# WORK TO COMPLETE
Write out the entire listing below exactly, with the pictures left out.

BEGIN PROVIDED MATERIAL

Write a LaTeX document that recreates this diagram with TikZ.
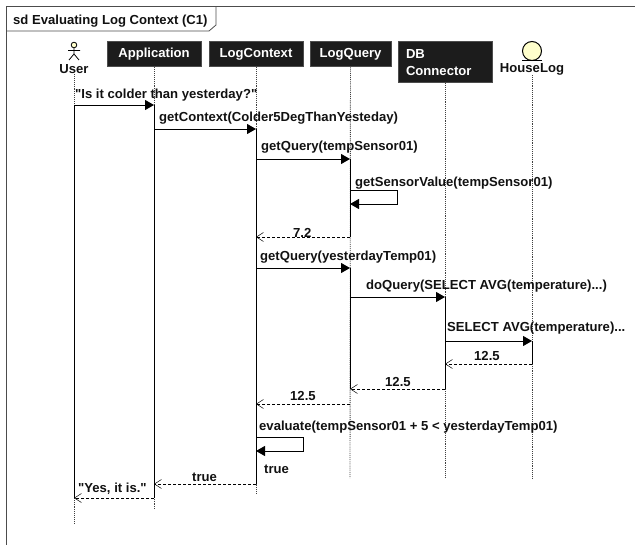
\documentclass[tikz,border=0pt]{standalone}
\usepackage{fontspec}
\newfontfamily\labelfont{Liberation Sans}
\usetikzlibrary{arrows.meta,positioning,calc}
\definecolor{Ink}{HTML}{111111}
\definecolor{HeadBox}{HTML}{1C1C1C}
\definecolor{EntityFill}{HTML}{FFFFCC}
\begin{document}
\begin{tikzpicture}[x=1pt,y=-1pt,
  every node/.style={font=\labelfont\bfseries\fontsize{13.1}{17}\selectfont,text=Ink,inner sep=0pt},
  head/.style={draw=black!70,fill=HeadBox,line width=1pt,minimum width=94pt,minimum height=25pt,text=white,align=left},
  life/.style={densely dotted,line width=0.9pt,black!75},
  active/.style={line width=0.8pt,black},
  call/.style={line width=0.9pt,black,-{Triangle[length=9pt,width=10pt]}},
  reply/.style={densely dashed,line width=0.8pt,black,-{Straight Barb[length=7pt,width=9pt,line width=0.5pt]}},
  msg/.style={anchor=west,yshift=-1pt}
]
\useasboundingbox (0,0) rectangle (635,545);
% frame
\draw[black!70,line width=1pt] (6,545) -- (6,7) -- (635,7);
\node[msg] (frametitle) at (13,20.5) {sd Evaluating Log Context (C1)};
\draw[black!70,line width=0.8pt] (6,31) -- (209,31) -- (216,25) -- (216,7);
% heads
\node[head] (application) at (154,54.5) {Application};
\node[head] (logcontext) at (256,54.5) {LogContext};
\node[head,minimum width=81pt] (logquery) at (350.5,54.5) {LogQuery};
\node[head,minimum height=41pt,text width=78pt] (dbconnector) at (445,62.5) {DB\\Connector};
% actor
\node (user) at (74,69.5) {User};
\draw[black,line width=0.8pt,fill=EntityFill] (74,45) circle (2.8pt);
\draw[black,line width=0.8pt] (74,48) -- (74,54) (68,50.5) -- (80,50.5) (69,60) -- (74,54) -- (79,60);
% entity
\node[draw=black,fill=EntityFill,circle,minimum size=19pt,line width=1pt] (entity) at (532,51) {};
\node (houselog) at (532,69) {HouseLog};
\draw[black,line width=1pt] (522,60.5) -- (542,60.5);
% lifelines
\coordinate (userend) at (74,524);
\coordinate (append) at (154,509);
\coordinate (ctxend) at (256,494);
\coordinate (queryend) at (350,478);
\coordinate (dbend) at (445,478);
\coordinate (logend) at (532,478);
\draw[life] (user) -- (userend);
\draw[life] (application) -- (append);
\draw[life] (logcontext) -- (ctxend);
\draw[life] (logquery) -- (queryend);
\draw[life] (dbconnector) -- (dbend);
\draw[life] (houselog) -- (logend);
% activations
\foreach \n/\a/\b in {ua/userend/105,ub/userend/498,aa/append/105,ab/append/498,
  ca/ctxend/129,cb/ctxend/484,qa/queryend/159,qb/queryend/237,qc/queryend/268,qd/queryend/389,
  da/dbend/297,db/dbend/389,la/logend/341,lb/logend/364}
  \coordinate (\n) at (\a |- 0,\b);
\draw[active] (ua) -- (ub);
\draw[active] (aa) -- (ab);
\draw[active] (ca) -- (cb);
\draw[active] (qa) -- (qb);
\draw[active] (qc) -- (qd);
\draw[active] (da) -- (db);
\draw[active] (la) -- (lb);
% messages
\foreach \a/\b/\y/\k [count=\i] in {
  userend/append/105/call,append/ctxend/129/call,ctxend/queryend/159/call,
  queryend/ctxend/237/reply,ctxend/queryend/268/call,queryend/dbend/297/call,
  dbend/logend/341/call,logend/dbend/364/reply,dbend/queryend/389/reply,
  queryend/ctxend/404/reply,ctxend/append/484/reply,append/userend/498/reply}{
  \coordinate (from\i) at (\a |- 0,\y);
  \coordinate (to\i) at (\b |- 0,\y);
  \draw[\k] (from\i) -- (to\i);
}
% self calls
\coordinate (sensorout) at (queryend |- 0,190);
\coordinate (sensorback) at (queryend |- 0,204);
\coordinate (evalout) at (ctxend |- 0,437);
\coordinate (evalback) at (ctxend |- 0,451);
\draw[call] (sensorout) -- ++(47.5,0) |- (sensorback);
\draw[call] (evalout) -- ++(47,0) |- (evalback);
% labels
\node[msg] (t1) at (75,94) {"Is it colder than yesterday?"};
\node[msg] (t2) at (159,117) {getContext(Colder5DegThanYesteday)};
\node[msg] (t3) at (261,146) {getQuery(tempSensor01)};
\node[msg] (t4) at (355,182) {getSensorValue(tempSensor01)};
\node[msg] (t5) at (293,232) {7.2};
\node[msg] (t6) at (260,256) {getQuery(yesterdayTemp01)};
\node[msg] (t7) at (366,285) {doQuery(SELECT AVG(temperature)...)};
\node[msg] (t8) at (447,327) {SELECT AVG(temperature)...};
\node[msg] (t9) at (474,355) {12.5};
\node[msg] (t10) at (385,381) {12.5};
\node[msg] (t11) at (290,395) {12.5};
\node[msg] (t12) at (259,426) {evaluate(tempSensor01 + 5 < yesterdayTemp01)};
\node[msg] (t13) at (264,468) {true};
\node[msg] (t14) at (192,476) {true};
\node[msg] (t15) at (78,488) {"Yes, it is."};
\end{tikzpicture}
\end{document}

END PROVIDED MATERIAL

# TASK RESULT
Write a LaTeX document that recreates this diagram with TikZ.
\documentclass[tikz,border=0pt]{standalone}
\usepackage{fontspec}
\newfontfamily\labelfont{Liberation Sans}
\usetikzlibrary{arrows.meta,positioning,calc}
\definecolor{Ink}{HTML}{111111}
\definecolor{HeadBox}{HTML}{1C1C1C}
\definecolor{EntityFill}{HTML}{FFFFCC}
\begin{document}
\begin{tikzpicture}[x=1pt,y=-1pt,
  every node/.style={font=\labelfont\bfseries\fontsize{13.1}{17}\selectfont,text=Ink,inner sep=0pt},
  head/.style={draw=black!70,fill=HeadBox,line width=1pt,minimum width=94pt,minimum height=25pt,text=white,align=left},
  life/.style={densely dotted,line width=0.9pt,black!75},
  active/.style={line width=0.8pt,black},
  call/.style={line width=0.9pt,black,-{Triangle[length=9pt,width=10pt]}},
  reply/.style={densely dashed,line width=0.8pt,black,-{Straight Barb[length=7pt,width=9pt,line width=0.5pt]}},
  msg/.style={anchor=west,yshift=-1pt}
]
\useasboundingbox (0,0) rectangle (635,545);
% frame
\draw[black!70,line width=1pt] (6,545) -- (6,7) -- (635,7);
\node[msg] (frametitle) at (13,20.5) {sd Evaluating Log Context (C1)};
\draw[black!70,line width=0.8pt] (6,31) -- (209,31) -- (216,25) -- (216,7);
% heads
\node[head] (application) at (154,54.5) {Application};
\node[head] (logcontext) at (256,54.5) {LogContext};
\node[head,minimum width=81pt] (logquery) at (350.5,54.5) {LogQuery};
\node[head,minimum height=41pt,text width=78pt] (dbconnector) at (445,62.5) {DB\\Connector};
% actor
\node (user) at (74,69.5) {User};
\draw[black,line width=0.8pt,fill=EntityFill] (74,45) circle (2.8pt);
\draw[black,line width=0.8pt] (74,48) -- (74,54) (68,50.5) -- (80,50.5) (69,60) -- (74,54) -- (79,60);
% entity
\node[draw=black,fill=EntityFill,circle,minimum size=19pt,line width=1pt] (entity) at (532,51) {};
\node (houselog) at (532,69) {HouseLog};
\draw[black,line width=1pt] (522,60.5) -- (542,60.5);
% lifelines
\coordinate (userend) at (74,524);
\coordinate (append) at (154,509);
\coordinate (ctxend) at (256,494);
\coordinate (queryend) at (350,478);
\coordinate (dbend) at (445,478);
\coordinate (logend) at (532,478);
\draw[life] (user) -- (userend);
\draw[life] (application) -- (append);
\draw[life] (logcontext) -- (ctxend);
\draw[life] (logquery) -- (queryend);
\draw[life] (dbconnector) -- (dbend);
\draw[life] (houselog) -- (logend);
% activations
\foreach \n/\a/\b in {ua/userend/105,ub/userend/498,aa/append/105,ab/append/498,
  ca/ctxend/129,cb/ctxend/484,qa/queryend/159,qb/queryend/237,qc/queryend/268,qd/queryend/389,
  da/dbend/297,db/dbend/389,la/logend/341,lb/logend/364}
  \coordinate (\n) at (\a |- 0,\b);
\draw[active] (ua) -- (ub);
\draw[active] (aa) -- (ab);
\draw[active] (ca) -- (cb);
\draw[active] (qa) -- (qb);
\draw[active] (qc) -- (qd);
\draw[active] (da) -- (db);
\draw[active] (la) -- (lb);
% messages
\foreach \a/\b/\y/\k [count=\i] in {
  userend/append/105/call,append/ctxend/129/call,ctxend/queryend/159/call,
  queryend/ctxend/237/reply,ctxend/queryend/268/call,queryend/dbend/297/call,
  dbend/logend/341/call,logend/dbend/364/reply,dbend/queryend/389/reply,
  queryend/ctxend/404/reply,ctxend/append/484/reply,append/userend/498/reply}{
  \coordinate (from\i) at (\a |- 0,\y);
  \coordinate (to\i) at (\b |- 0,\y);
  \draw[\k] (from\i) -- (to\i);
}
% self calls
\coordinate (sensorout) at (queryend |- 0,190);
\coordinate (sensorback) at (queryend |- 0,204);
\coordinate (evalout) at (ctxend |- 0,437);
\coordinate (evalback) at (ctxend |- 0,451);
\draw[call] (sensorout) -- ++(47.5,0) |- (sensorback);
\draw[call] (evalout) -- ++(47,0) |- (evalback);
% labels
\node[msg] (t1) at (75,94) {"Is it colder than yesterday?"};
\node[msg] (t2) at (159,117) {getContext(Colder5DegThanYesteday)};
\node[msg] (t3) at (261,146) {getQuery(tempSensor01)};
\node[msg] (t4) at (355,182) {getSensorValue(tempSensor01)};
\node[msg] (t5) at (293,232) {7.2};
\node[msg] (t6) at (260,256) {getQuery(yesterdayTemp01)};
\node[msg] (t7) at (366,285) {doQuery(SELECT AVG(temperature)...)};
\node[msg] (t8) at (447,327) {SELECT AVG(temperature)...};
\node[msg] (t9) at (474,355) {12.5};
\node[msg] (t10) at (385,381) {12.5};
\node[msg] (t11) at (290,395) {12.5};
\node[msg] (t12) at (259,426) {evaluate(tempSensor01 + 5 < yesterdayTemp01)};
\node[msg] (t13) at (264,468) {true};
\node[msg] (t14) at (192,476) {true};
\node[msg] (t15) at (78,488) {"Yes, it is."};
\end{tikzpicture}
\end{document}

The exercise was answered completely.